HIF-1 regulates target genes expression by binding to HIF-response elements (HREs) in promoters that contain the specific sequence 5'-NCGTG-3' [16]. By analyzing the QSOX1 gene sequence, we identified two putative HIF-1 response elements (HRE) respectively located at the first exon and the first intron region of QSOX1 gene (HRE1-28 5'- GCGTG -3'-23 and HRE2-801 5' -GCGTG- 3'-796) (Fig. 3A). We then generated a human QSOX1 promoter-driven luciferase reporter gene containing both HRE1 and HRE2. As expected, QSOX1 promoter activity was dramatically enhanced by hypoxic stimuli (Fig. 3B). Furthermore, mutation of either HRE1 or HRE2 largely lowered HIF-1α-induced luciferase gene expression and mutation of both HRE1 and HRE2 completely abolished HIF-1α-induced luciferase gene expression (Fig. 3C). In addition, chromatin immunoprecipitation assays in PANC-1 cells revealed that HIF-1α could bound to both HRE1 and HRE2 under hypoxic condition (Fig. 3D). Collectively, these foundings suggested that HIF-1's binding to the hypoxia response elements on the QSOX1 promoter was essentially required for QSOX1 induction.

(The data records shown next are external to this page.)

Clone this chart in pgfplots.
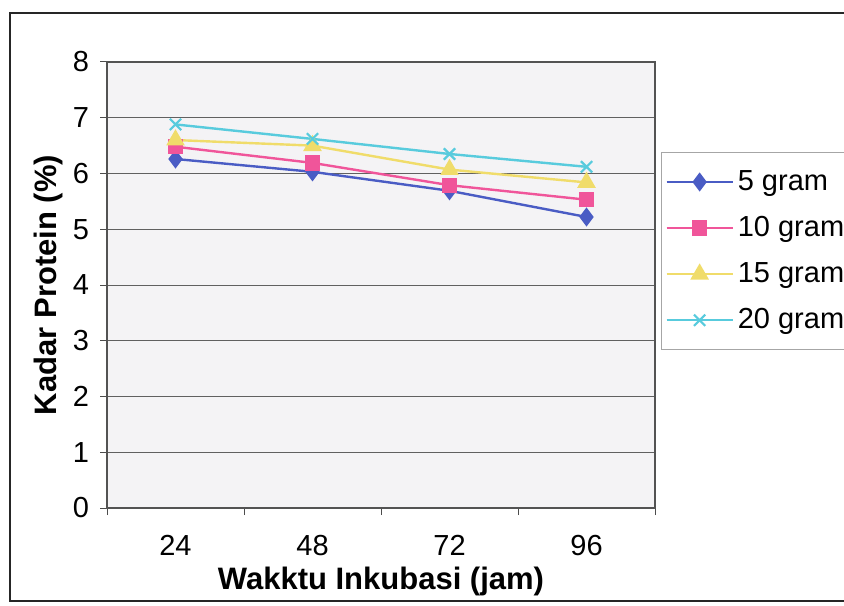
\documentclass[border=0pt]{standalone}
\usepackage{pgfplots}
\pgfplotsset{compat=1.18}
\usepackage{fontspec}
\setmainfont{Liberation Sans}
\definecolor{cblue}{HTML}{4A5CC4}
\definecolor{cpink}{HTML}{F0559A}
\definecolor{cyell}{HTML}{F0DC6A}
\definecolor{ccyan}{HTML}{58CBDD}
\definecolor{bgplot}{HTML}{F4F3F5}
\begin{document}
\begin{tikzpicture}
\useasboundingbox (0,0) rectangle (422pt,302.5pt);
\clip (0,0) rectangle (422pt,302.5pt);
\fill[white] (0,0) rectangle (422pt,302.5pt);
\draw[line width=1pt, black!85] (5pt,2pt) rectangle (440pt,296pt);
\begin{axis}[
  at={(53.5pt,48.5pt)}, anchor=south west,
  width=274pt, height=223pt, scale only axis,
  xmin=-0.5, xmax=3.5, ymin=0, ymax=8,
  /pgf/number format/assume math mode=true,
  xtick={-0.5,0.5,1.5,2.5,3.5}, xticklabels={,,,,,},
  extra x ticks={0,1,2,3}, extra x tick labels={24,48,72,96},
  extra x tick style={major tick length=0pt, grid=none,
     xticklabel style={yshift=-10pt}},
  xtick pos=bottom, ytick pos=left,
  ytick={0,1,...,8},
  ymajorgrids,
  grid style={gray!75!black, line width=0.5pt},
  tick align=outside, major tick length=3.5pt,
  tick style={gray!60!black, line width=0.5pt},
  axis line style={gray!65!black, line width=0.6pt},
  axis background/.style={fill=bgplot},
  every tick label/.append style={font=\fontsize{14.5}{17}\selectfont},
  yticklabel style={xshift=-2pt},
  xlabel={\textbf{Wakktu Inkubasi (jam)}},
  ylabel={\textbf{Kadar Protein (\%)}},
  xlabel style={font=\fontsize{15.5}{18}\selectfont, yshift=4.5pt},
  ylabel style={font=\fontsize{15.5}{18}\selectfont, yshift=-2pt},
  legend style={at={(1.011,0.798)}, anchor=north west, draw=gray!70,
     fill=white, font=\fontsize{14.5}{17}\selectfont, row sep=7.5pt,
     inner xsep=2pt, inner ysep=7pt},
  legend cell align=left,
  legend image code/.code={\draw[mark repeat=2,mark phase=2,#1]
     plot coordinates {(0pt,0pt)(16.5pt,0pt)(33pt,0pt)};},
]
\addplot[color=cblue, line width=1.2pt, mark=diamond*, mark size=3.8pt,
  mark options={fill=cblue}] coordinates {(0,6.26)(1,6.03)(2,5.69)(3,5.22)};
\addlegendentry{5 gram}
\addplot[color=cpink, line width=1.2pt, mark=square*, mark size=3.2pt,
  mark options={fill=cpink}] coordinates {(0,6.48)(1,6.19)(2,5.79)(3,5.53)};
\addlegendentry{10 gram}
\addplot[color=cyell, line width=1.2pt, mark=triangle*, mark size=4.2pt,
  mark options={fill=cyell}] coordinates {(0,6.60)(1,6.50)(2,6.07)(3,5.84)};
\addlegendentry{15 gram}
\addplot[color=ccyan, line width=1.2pt, mark=x, mark size=4pt,
  mark options={line width=1.1pt}] coordinates {(0,6.88)(1,6.62)(2,6.35)(3,6.12)};
\addlegendentry{20 gram}
\end{axis}
\end{tikzpicture}
\end{document}
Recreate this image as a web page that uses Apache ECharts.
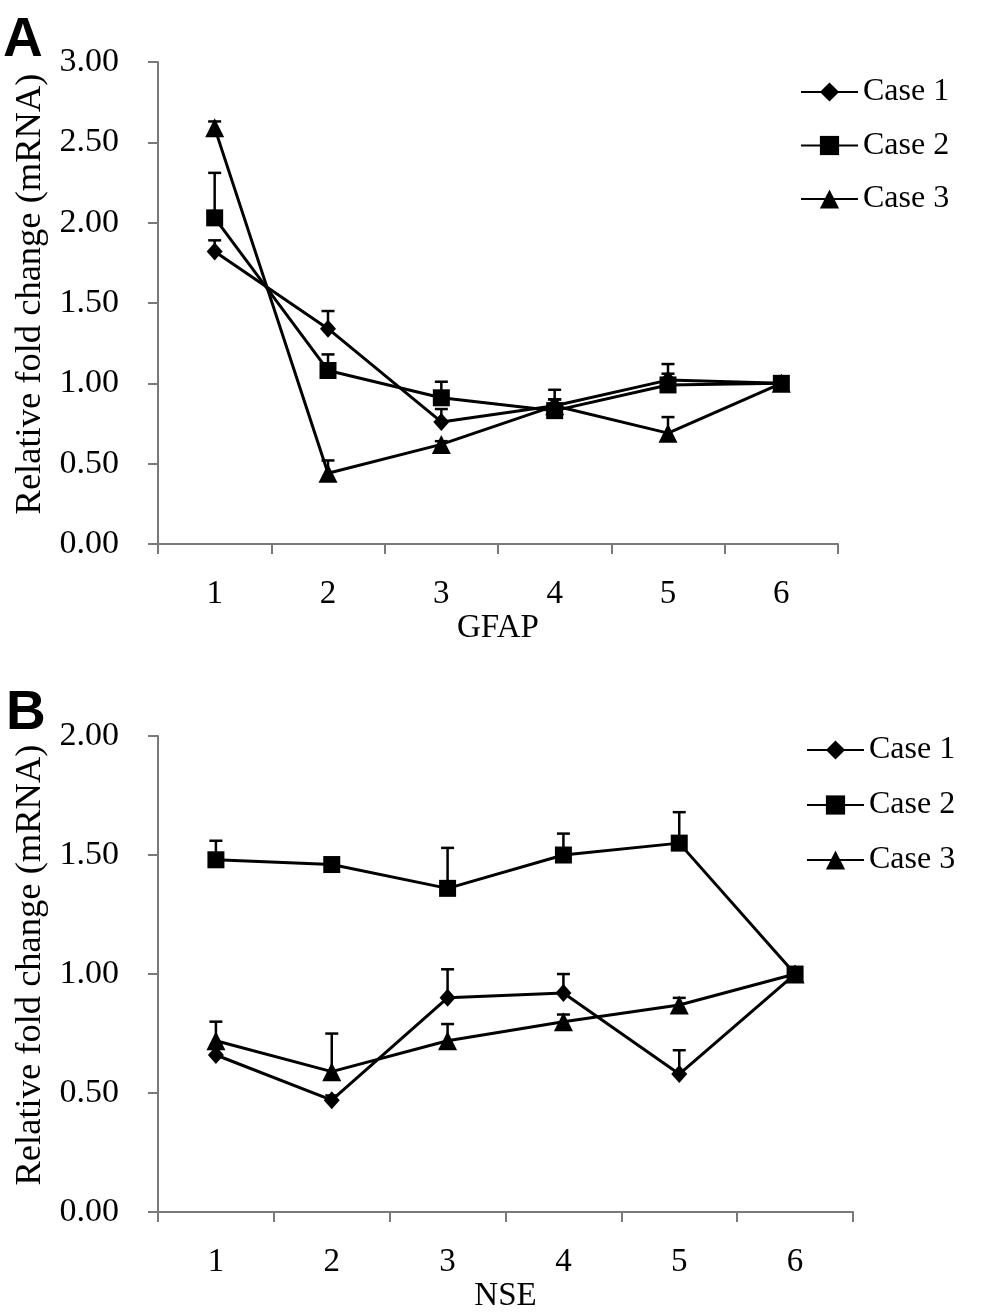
<!DOCTYPE html>
<html>
<head>
<meta charset="utf-8">
<script src="https://cdn.jsdelivr.net/npm/echarts@6/dist/echarts.min.js"></script>
<style>
html,body{margin:0;padding:0;background:#fff;}
#chart{width:982px;height:1314px;}
</style>
</head>
<body>
<div id="chart"></div>
<script>
const categories = ['1', '2', '3', '4', '5', '6'];
const seriesNames = ['Case 1', 'Case 2', 'Case 3'];
const yTicksA = [0, 0.5, 1, 1.5, 2, 2.5, 3];
const yTicksB = [0, 0.5, 1, 1.5, 2];

// Panel A: GFAP
const gfapCase1 = [1.82, 1.34, 0.76, 0.86, 1.02, 1.00];
const gfapCase1Err = [0.07, 0.11, 0.08, 0.04, 0.04, 0];
const gfapCase2 = [2.03, 1.08, 0.91, 0.83, 0.99, 1.00];
const gfapCase2Err = [0.28, 0.10, 0.10, 0.13, 0.13, 0];
const gfapCase3 = [2.59, 0.44, 0.62, 0.86, 0.69, 1.00];
const gfapCase3Err = [0.04, 0.08, 0.02, 0.04, 0.10, 0];

// Panel B: NSE
const nseCase1 = [0.66, 0.47, 0.90, 0.92, 0.58, 1.00];
const nseCase1Err = [0.04, 0.02, 0.12, 0.08, 0.10, 0];
const nseCase2 = [1.48, 1.46, 1.36, 1.50, 1.55, 1.00];
const nseCase2Err = [0.08, 0, 0.17, 0.09, 0.13, 0];
const nseCase3 = [0.72, 0.59, 0.72, 0.80, 0.87, 1.00];
const nseCase3Err = [0.08, 0.16, 0.07, 0.03, 0.03, 0];

const SERIF = 'Liberation Serif';
const AXIS_COLOR = '#7a7a7a';
const symbols = ['diamond', 'rect', 'triangle'];
const symbolSizes = [[16, 18], 17, 19];

function errSeries(idx, vals, errs) {
  return {
    type: 'custom',
    xAxisIndex: idx, yAxisIndex: idx,
    silent: true, z: 1,
    encode: { x: 0, y: 1 },
    data: vals.map((v, i) => [i, v, errs[i]]),
    renderItem: function (params, api) {
      const e = api.value(2);
      if (!e) return null;
      const x = api.value(0), v = api.value(1);
      const p0 = api.coord([x, v]);
      const p1 = api.coord([x, v + e]);
      return {
        type: 'group',
        children: [
          { type: 'line', shape: { x1: p0[0], y1: p0[1], x2: p1[0], y2: p1[1] }, style: { stroke: '#000', lineWidth: 2.5 } },
          { type: 'line', shape: { x1: p1[0] - 6.5, y1: p1[1], x2: p1[0] + 6.5, y2: p1[1] }, style: { stroke: '#000', lineWidth: 2.5 } }
        ]
      };
    }
  };
}

function lineSeries(idx, k, vals) {
  return {
    name: seriesNames[k],
    type: 'line',
    xAxisIndex: idx, yAxisIndex: idx,
    data: vals,
    symbol: symbols[k],
    symbolSize: symbolSizes[k],
    showAllSymbol: true,
    z: 3,
    lineStyle: { color: '#000', width: 3 },
    itemStyle: { color: '#000', borderWidth: 0 },
    emphasis: { disabled: true }
  };
}

function xAxisDef(idx, name, gap) {
  return {
    type: 'category', gridIndex: idx, data: categories, boundaryGap: true,
    name: name, nameLocation: 'middle', nameGap: gap,
    nameTextStyle: { fontFamily: SERIF, fontSize: 33, color: '#000' },
    axisLine: { show: true, lineStyle: { color: AXIS_COLOR, width: 2 } },
    axisTick: { show: true, interval: 0, alignWithLabel: false, length: 10, inside: false, lineStyle: { color: AXIS_COLOR, width: 2 } },
    axisLabel: { fontFamily: SERIF, fontSize: 33, color: '#000', margin: 34, interval: 0 },
    splitLine: { show: false }
  };
}

function yAxisDef(idx, ticks) {
  return {
    type: 'value', gridIndex: idx,
    min: ticks[0], max: ticks[ticks.length - 1], interval: ticks[1] - ticks[0],
    name: 'Relative fold change (mRNA)', nameLocation: 'middle', nameGap: 108,
    nameTextStyle: { fontFamily: SERIF, fontSize: 36.5, color: '#000', padding: [0, 0, 0, 18] },
    axisLine: { show: true, lineStyle: { color: AXIS_COLOR, width: 2 } },
    axisTick: { show: true, length: 10, inside: false, lineStyle: { color: AXIS_COLOR, width: 2 } },
    axisLabel: { fontFamily: SERIF, fontSize: 34, color: '#000', margin: 39, formatter: v => v.toFixed(2) },
    splitLine: { show: false }
  };
}

function legendDef(left, top, gap) {
  return {
    orient: 'vertical', left: left, top: top,
    data: seriesNames,
    itemWidth: 57, itemHeight: 24, itemGap: gap,
    selectedMode: false,
    textStyle: { fontFamily: SERIF, fontSize: 32, color: '#000', lineHeight: 34 },
    inactiveColor: '#000'
  };
}

const chart = echarts.init(document.getElementById('chart'), null, { renderer: 'canvas' });
chart.setOption({
  animation: false,
  backgroundColor: '#fff',
  grid: [
    { left: 158, top: 62, width: 680, height: 482, containLabel: false },
    { left: 158, top: 736, width: 695, height: 483, containLabel: false }
  ],
  xAxis: [xAxisDef(0, 'GFAP', 66), xAxisDef(1, 'NSE', 64)],
  yAxis: [yAxisDef(0, yTicksA), yAxisDef(1, yTicksB)],
  legend: [legendDef(795, 70, 19.5), legendDef(801, 728, 21)],
  graphic: [
    { type: 'text', left: 3, top: 13, style: { text: 'A', font: 'bold 55px "Liberation Sans"', fill: '#000' } },
    { type: 'text', left: 6, top: 686, style: { text: 'B', font: 'bold 55px "Liberation Sans"', fill: '#000' } }
  ],
  series: [
    errSeries(0, gfapCase1, gfapCase1Err),
    errSeries(0, gfapCase2, gfapCase2Err),
    errSeries(0, gfapCase3, gfapCase3Err),
    lineSeries(0, 0, gfapCase1),
    lineSeries(0, 1, gfapCase2),
    lineSeries(0, 2, gfapCase3),
    errSeries(1, nseCase1, nseCase1Err),
    errSeries(1, nseCase2, nseCase2Err),
    errSeries(1, nseCase3, nseCase3Err),
    lineSeries(1, 0, nseCase1),
    lineSeries(1, 1, nseCase2),
    lineSeries(1, 2, nseCase3)
  ]
});
</script>
</body>
</html>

It is well documented that hypoxia could trigger cancer cells invasion [17]. QSOX1 has been indicated to play an important role in pancreatic cancer invasion. To investigate whether QSOX1 has a role in hypoxia-induced pancreatic cancer invasion, we inhibited the expression of QSOX1 in hypoxically treated PANC-1 cells. Both shRNAs could efficiently knock down endogenous QSOX1 expression (Fig. 4A). By employing an invasion model, we confirmed that hypoxia could significantly promote PANC-1 cells' invasion capacity(Fig. 4B). However, QSOX1-depleted hypoxically cultured PANC-1 cells demonstrated a decreased invasive phenotype (Fig. 4C). A similar phenomenon was also observed in QSOX1-depleted hypoxically treated CFPAC-1 cells (Fig. 4D). Taken together, these results indicated that QSOX1 played an important role in hypoxia-induced pancreatic cancer cells invasion.

In the present study we showed, for the first time to our knowledge, that hypoxia and hypoxia-mimicking reagent could significantly increase both the mRNA and protein levels of QSOX1 in human pancreatic cancer cells. Then by scanning the 5'-promoter region of QSOX1 for the consensus sequence of the HIF-1 response element (HRE), two potential binding sites for HIF-1 were revealed. By using luciferase and ChIP assays, we further proved that QSOX1 was a direct target gene for HIF-1 and both identified HREs were required for HIF-1α binding.

QSOX1 has been reported to be over-expressed in pancreatic cancer cell lines and pancreatic cancer samples and play an important role in pancreatic cancer invasion [11]. It has been suggested that in pancreatic tumor cells, QSOX1 directly contributes to an invasive and potentially metastatic phenotype partially through the activation of MMP2 and MMP9 [11]. However, how QSOX1 regulates the activity of MMP2 and MMP9 is completely unknown. The biological function of QSOX1 is to oxidate sulfhydryl members during protein folding to generate disulfide bonds in proteins, which ultimately reduce the shift from oxygen to hydrogen peroxide. However, whether the FAD-dependent sulfhydryl oxidase activity of QSOX1 is required for its invasion-promoting function remains completely elusive. The direct target of QSOX1 has not been yet identified, thus calling for further and more specific research and investigations. During the preparation of this work, a recently published paper showed that QSOX1 activity was required for the incorporation of laminin into the extracellular matrix (ECM) synthesized by fibroblasts, and ECM produced without QSOX1 was defective in supporting cell-matrix adhesion, which enriched our knowledge on QSOX1's biological roles [18]. Nevertheless, our data showed that the invasion ability of QSOX1-depleted hypoxically treated pancreatic cancer cells was dramatically decreased when compared with that of control-depleted cells. Thus, our data suggested an indispensable role of QSOX1 in hypoxia-induced pancreatic cancer invasion and suggested that QSOX1 could be a potential drug target for pancreatic cancer invasion and would be invaluable for guiding therapy.

The authors declare that they have no conflict of Interest.